Abstract

Emily Callaci’s Street Archives and City Life: Popular Intellectuals in Postcolonial Tanzania explores a variety of texts—didactic booklets aimed at young women, pulp fiction novellas, and song lyrics—both as the carriers of moral messages and social commentary and as the artifacts manifesting particular ways of making a life in Tanzania’s preeminent city, Dar es Salaam. A notable strength of the book is its treatment of these sources not only as reflective and productive of a particular moral imagination but also as inextricably entangled in the making of material gender positionalities through the material and reputational economies involved in the creation of these texts. The book is shaped by the argument of Andrew Ivaska’s Cultured States: Youth, Gender, and Modern Style in 1960s Dar es Salaam (2011), which shows city life as a crucible of debates about, and struggles over, gender norms and relations.
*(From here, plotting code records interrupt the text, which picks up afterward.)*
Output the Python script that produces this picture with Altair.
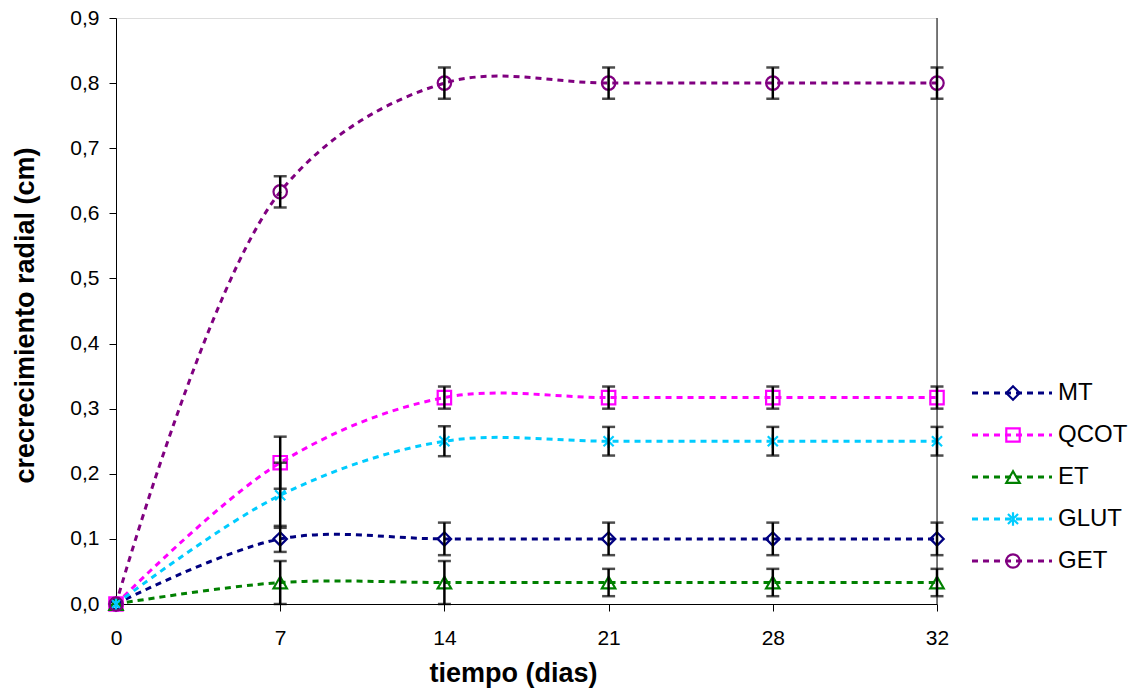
import altair as alt
import pandas as pd

# ---- data ----
days = ["0", "7", "14", "21", "28", "32"]
series = ["MT", "QCOT", "ET", "GLUT", "GET"]
colors = ["#000080", "#FF00FF", "#008000", "#00CCFF", "#800080"]

mt = [0.0, 0.1, 0.1, 0.1, 0.1, 0.1]
mt_err = [0.0, 0.02, 0.025, 0.025, 0.025, 0.025]
qcot = [0.0, 0.217, 0.317, 0.317, 0.317, 0.317]
qcot_err = [0.0, 0.04, 0.017, 0.017, 0.017, 0.017]
et = [0.0, 0.033, 0.033, 0.033, 0.033, 0.033]
et_err = [0.0, 0.033, 0.033, 0.021, 0.021, 0.021]
glut = [0.0, 0.167, 0.25, 0.25, 0.25, 0.25]
glut_err = [0.0, 0.05, 0.023, 0.022, 0.022, 0.022]
get = [0.0, 0.633, 0.8, 0.8, 0.8, 0.8]
get_err = [0.0, 0.024, 0.024, 0.024, 0.024, 0.024]

values = {"MT": mt, "QCOT": qcot, "ET": et, "GLUT": glut, "GET": get}
errors = {"MT": mt_err, "QCOT": qcot_err, "ET": et_err, "GLUT": glut_err, "GET": get_err}

rows = []
for s in series:
    for d, v, e in zip(days, values[s], errors[s]):
        rows.append({"day": d, "series": s, "value": v, "err": e,
                     "lo": v - e, "hi": v + e})
df = pd.DataFrame(rows)
df_err = df[df["err"] > 0]
legend_df = pd.DataFrame({"series": series})

asterisk = "M-0.75,-0.75L0.75,0.75M-0.75,0.75L0.75,-0.75M0,-1L0,1"
shapes = ["diamond", "square", "triangle-up", asterisk, "circle"]

W, H = 821, 586
FONT = "Liberation Sans"

x_enc = alt.X("day:N", sort=days,
              scale=alt.Scale(type="point", domain=days, padding=0),
              axis=alt.Axis(title="tiempo (dias)", labelAngle=0, labelFontSize=21,
                            labelFont=FONT, labelColor="black", tickSize=7,
                            labelPadding=16, tickColor="black", domainColor="black",
                            titleFont=FONT, titleFontSize=27, titleFontWeight="bold",
                            titleColor="black", titleX=397, titleY=77,
                            titleBaseline="alphabetic", titleAlign="center"))
y_scale = alt.Scale(domain=[0, 0.9], nice=False, zero=True)
y_axis = alt.Axis(title="crecrecimiento radial (cm)", values=[0, 0.1, 0.2, 0.3, 0.4, 0.5, 0.6, 0.7, 0.8, 0.9],
                  labelExpr="replace(format(datum.value, '.1f'), '.', ',')",
                  labelFontSize=21, labelFont=FONT, labelColor="black", tickSize=7,
                  labelPadding=10, tickColor="black", domainColor="black", grid=False,
                  titleFont=FONT, titleFontSize=27, titleFontWeight="bold",
                  titleColor="black", titleX=-83, titleY=297, titleAngle=-90,
                  titleBaseline="alphabetic", titleAlign="center")

color_enc = alt.Color("series:N", scale=alt.Scale(domain=series, range=colors), legend=None)
shape_enc = alt.Shape("series:N", scale=alt.Scale(domain=series, range=shapes), legend=None)

base = alt.Chart(df)

lines = base.mark_line(interpolate="catmull-rom", strokeDash=[6, 5], strokeWidth=3).encode(
    x=x_enc, y=alt.Y("value:Q", scale=y_scale, axis=y_axis), color=color_enc,
    detail="series:N")

points = base.mark_point(filled=False, strokeWidth=2.2, size=180, opacity=1).encode(
    x=x_enc, y=alt.Y("value:Q", scale=y_scale, axis=y_axis), color=color_enc, shape=shape_enc)

err_base = alt.Chart(df_err)
err_rule = err_base.mark_rule(color="black", strokeWidth=2.5).encode(
    x=x_enc, y=alt.Y("lo:Q", scale=y_scale, axis=y_axis), y2="hi:Q")
err_hi = err_base.mark_tick(color="black", size=13, thickness=2.5).encode(
    x=x_enc, y=alt.Y("hi:Q", scale=y_scale, axis=y_axis))
err_lo = err_base.mark_tick(color="black", size=13, thickness=2.5).encode(
    x=x_enc, y=alt.Y("lo:Q", scale=y_scale, axis=y_axis))

right_border = alt.Chart(pd.DataFrame({"a": [0]})).mark_rule(color="black", strokeWidth=1).encode(
    x=alt.value(W), y=alt.value(0), y2=alt.value(H))

# ---- manual legend (dashed line + marker + label) ----
leg_y = alt.Y("series:N", sort=series,
              scale=alt.Scale(type="point", domain=series, range=[375, 543], padding=0),
              axis=None)
leg_base = alt.Chart(legend_df)
leg_line = leg_base.mark_rule(strokeDash=[6, 5], strokeWidth=3).encode(
    x=alt.value(856), x2=alt.value(936), y=leg_y, color=color_enc)
leg_point = leg_base.mark_point(filled=False, strokeWidth=2.2, size=180, opacity=1).encode(
    x=alt.value(897), y=leg_y, color=color_enc, shape=shape_enc)
leg_text = leg_base.mark_text(align="left", baseline="middle", font=FONT, fontSize=24,
                              color="black").encode(
    x=alt.value(942), y=leg_y, text="series:N")

main = alt.layer(lines, points, err_rule, err_hi, err_lo, right_border)
legend = alt.layer(leg_line, leg_point, leg_text)

chart = alt.layer(main, legend).resolve_scale(y="independent").properties(
    width=W, height=H,
    autosize=alt.AutoSizeParams(type="none"),
    padding={"left": 108, "top": 10, "right": 195, "bottom": 84},
).configure_view(stroke="#808080", strokeWidth=1).configure(background="white")

chart.save("out.html", embed_options={"renderer": "svg", "actions": False})
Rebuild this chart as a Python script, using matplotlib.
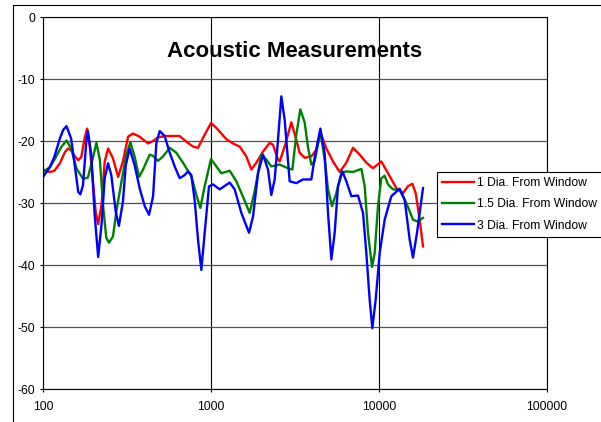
import matplotlib
matplotlib.use("Agg")
import matplotlib.pyplot as plt
from matplotlib.lines import Line2D
from matplotlib.ticker import FixedLocator, FixedFormatter, NullLocator

plt.rcParams["font.family"] = ["Liberation Sans", "DejaVu Sans"]


# =========================
# Measurement data (Hz, dB)
# =========================
freq_1dia = [100, 110, 117, 126, 135, 141, 147, 154, 162, 169, 177, 183, 190, 199, 206,
             213, 223, 233, 244, 261, 280, 299, 321, 343, 376, 422, 452, 484, 542, 651,
             713, 782, 837, 896, 1000, 1076, 1234, 1352, 1482, 1624, 1739, 1862, 2040,
             2235, 2339, 2505, 2563, 2745, 3008, 3219, 3370, 3610, 3956, 4237, 4476,
             4859, 5325, 5833, 6392, 7003, 7673, 8408, 9211, 10325, 11312, 12685, 13895,
             14883, 15790, 16530, 17469, 18275]
db_1dia = [-24.6, -25.0, -24.8, -23.6, -21.8, -21.2, -21.5, -22.4, -23.1, -22.6, -19.5,
           -18.0, -21.0, -27.0, -31.5, -33.4, -30.3, -23.3, -21.2, -22.8, -25.8, -23.3,
           -19.3, -18.8, -19.3, -20.4, -20.0, -19.4, -19.2, -19.2, -20.1, -20.9, -21.1,
           -19.5, -17.1, -17.9, -19.7, -20.4, -20.9, -22.5, -24.6, -23.5, -21.7, -20.3,
           -20.6, -23.0, -23.3, -20.9, -17.0, -19.8, -21.9, -22.7, -22.5, -21.4, -18.6,
           -21.2, -23.3, -25.0, -23.5, -21.1, -22.2, -23.5, -24.4, -23.3, -25.2, -27.6,
           -28.4, -27.3, -26.9, -28.4, -32.7, -37.0]

freq_15dia = [100, 110, 117, 129, 138, 147, 158, 173, 185, 199, 208, 218, 228, 238, 247,
              261, 273, 293, 313, 331, 351, 373, 394, 432, 452, 484, 518, 568, 622, 681,
              764, 818, 864, 917, 1000, 1076, 1152, 1292, 1415, 1551, 1699, 1820, 1994,
              2135, 2286, 2563, 2873, 3049, 3219, 3401, 3610, 3779, 3956, 4141, 4476,
              4750, 4972, 5252, 5572, 5968, 6392, 7003, 7851, 8219, 8602, 9087, 9424,
              9863, 10325, 10807, 11312, 12115, 13274, 14546, 15937, 17070, 18275]
db_15dia = [-25.0, -24.2, -23.0, -20.9, -19.9, -21.2, -24.4, -26.1, -25.9, -22.5, -20.3,
            -23.0, -30.5, -35.6, -36.4, -35.4, -31.4, -26.6, -22.3, -20.2, -22.5, -25.8,
            -24.6, -22.2, -22.4, -23.2, -22.5, -21.1, -21.9, -23.5, -25.7, -28.7, -30.8,
            -27.3, -22.9, -24.1, -25.2, -24.8, -26.5, -29.0, -31.6, -28.1, -22.2, -23.0,
            -24.1, -23.8, -24.4, -24.6, -19.0, -14.9, -17.0, -21.0, -23.8, -23.3, -18.5,
            -23.0, -27.8, -30.5, -28.4, -25.2, -24.9, -25.0, -24.5, -27.3, -34.8, -40.3,
            -38.1, -30.5, -26.0, -25.6, -27.0, -27.8, -27.9, -30.0, -32.7, -33.0, -32.4]

freq_3dia = [100, 110, 117, 126, 132, 138, 147, 154, 162, 167, 173, 181, 185, 194, 203,
             213, 223, 233, 244, 255, 271, 283, 299, 311, 328, 351, 376, 403, 428, 452,
             473, 495, 530, 568, 608, 651, 697, 730, 764, 799, 837, 876, 917, 973, 1028,
             1126, 1292, 1383, 1516, 1684, 1778, 1906, 2040, 2184, 2286, 2393, 2505,
             2622, 2745, 2940, 3219, 3528, 3956, 4141, 4476, 4750, 4972, 5205, 5448,
             5702, 6050, 6392, 6845, 7499, 8032, 8408, 8799, 9128, 9554, 10092, 10807,
             11841, 13274, 14218, 15227, 15937, 16834, 18275]
db_3dia = [-25.8, -24.2, -22.5, -19.6, -18.2, -17.6, -19.6, -23.6, -28.2, -28.6, -27.1,
           -20.1, -18.4, -22.3, -31.9, -38.7, -33.5, -26.0, -23.6, -25.5, -31.4, -33.7,
           -29.8, -23.9, -21.2, -23.9, -27.6, -30.5, -31.9, -28.9, -20.3, -18.4, -19.2,
           -21.9, -24.1, -26.0, -25.5, -24.9, -25.5, -29.5, -35.9, -40.8, -34.8, -27.3,
           -27.0, -27.8, -26.7, -27.8, -31.6, -34.8, -32.2, -25.2, -22.2, -24.6, -28.7,
           -26.2, -19.8, -12.8, -16.6, -26.5, -26.8, -26.2, -26.2, -22.7, -18.0, -22.0,
           -31.6, -39.1, -34.8, -27.3, -24.9, -26.5, -28.9, -28.8, -31.6, -38.1, -45.6,
           -50.2, -45.6, -38.1, -32.7, -28.9, -27.7, -29.5, -35.9, -38.8, -34.8, -27.6]

series_labels = ["1 Dia. From Window", "1.5 Dia. From Window", "3 Dia. From Window"]
x_ticks = [100, 1000, 10000, 100000]
x_tick_labels = ["100", "1000", "10000", "100000"]
y_ticks = [0, -10, -20, -30, -40, -50, -60]


# =========================
# Figure and plot area
# =========================
W, H = 601, 422
fig = plt.figure(figsize=(W / 100, H / 100), dpi=100)
fig.patch.set_facecolor("white")

# chart area border (left and top edges)
fig.add_artist(Line2D([13 / W, 13 / W], [0, 1 - 5 / H], color="black", lw=0.8))
fig.add_artist(Line2D([13 / W, 1], [1 - 5 / H, 1 - 5 / H], color="black", lw=0.8))

ax = fig.add_axes([43 / W, 1 - 389 / H, (547 - 43) / W, (389 - 17) / H])

ax.set_xscale("log")
ax.set_xlim(100, 100000)
ax.set_ylim(-60, 0)

ax.xaxis.set_major_locator(FixedLocator(x_ticks))
ax.xaxis.set_major_formatter(FixedFormatter(x_tick_labels))
ax.xaxis.set_minor_locator(NullLocator())
ax.set_yticks(y_ticks)
ax.set_yticklabels([str(v) for v in y_ticks])

ax.grid(axis="y", color="#505050", lw=0.9)
ax.grid(axis="x", color="black", lw=0.8)
ax.set_axisbelow(True)

for spine in ax.spines.values():
    spine.set_color("black")
    spine.set_linewidth(0.8)

ax.tick_params(axis="both", direction="out", length=2.2, width=0.8,
               labelsize=8.7, colors="black")
ax.tick_params(axis="x", pad=6.3)
ax.tick_params(axis="y", pad=3.6)


# =========================
# Curves
# =========================
ax.plot(freq_1dia, db_1dia, color="#ff0000", lw=1.7, label=series_labels[0],
        solid_joinstyle="round")
ax.plot(freq_15dia, db_15dia, color="#008000", lw=1.7, label=series_labels[1],
        solid_joinstyle="round")
ax.plot(freq_3dia, db_3dia, color="#0000ff", lw=1.7, label=series_labels[2],
        solid_joinstyle="round")

fig.text(295 / W, 1 - 57 / H, "Acoustic Measurements", ha="center", va="baseline",
         fontsize=16, fontweight="bold")

leg = ax.legend(loc="upper left", bbox_to_anchor=(437 / W, 1 - 172 / H),
                bbox_transform=fig.transFigure, borderaxespad=0,
                fancybox=False, framealpha=1, edgecolor="black",
                fontsize=8.7, handlelength=2.7, handletextpad=0.25,
                labelspacing=0.78, borderpad=0.4)
leg.get_frame().set_linewidth(0.8)

fig.savefig("out.png", dpi=100)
Within the empirical terrain of these struggles mapped out in that treatment, Callaci focuses her lens on new quarters—in particular on the lifeworld of Dar es Salaam’s dancehalls and the city’s milieu of a bohemian set of male pulp fiction writers—while also extending the time frame into the late 1970s and 1980s. This makes Street Archives and City Life a valuable contribution to the historiography of this well-studied city and its inhabitants.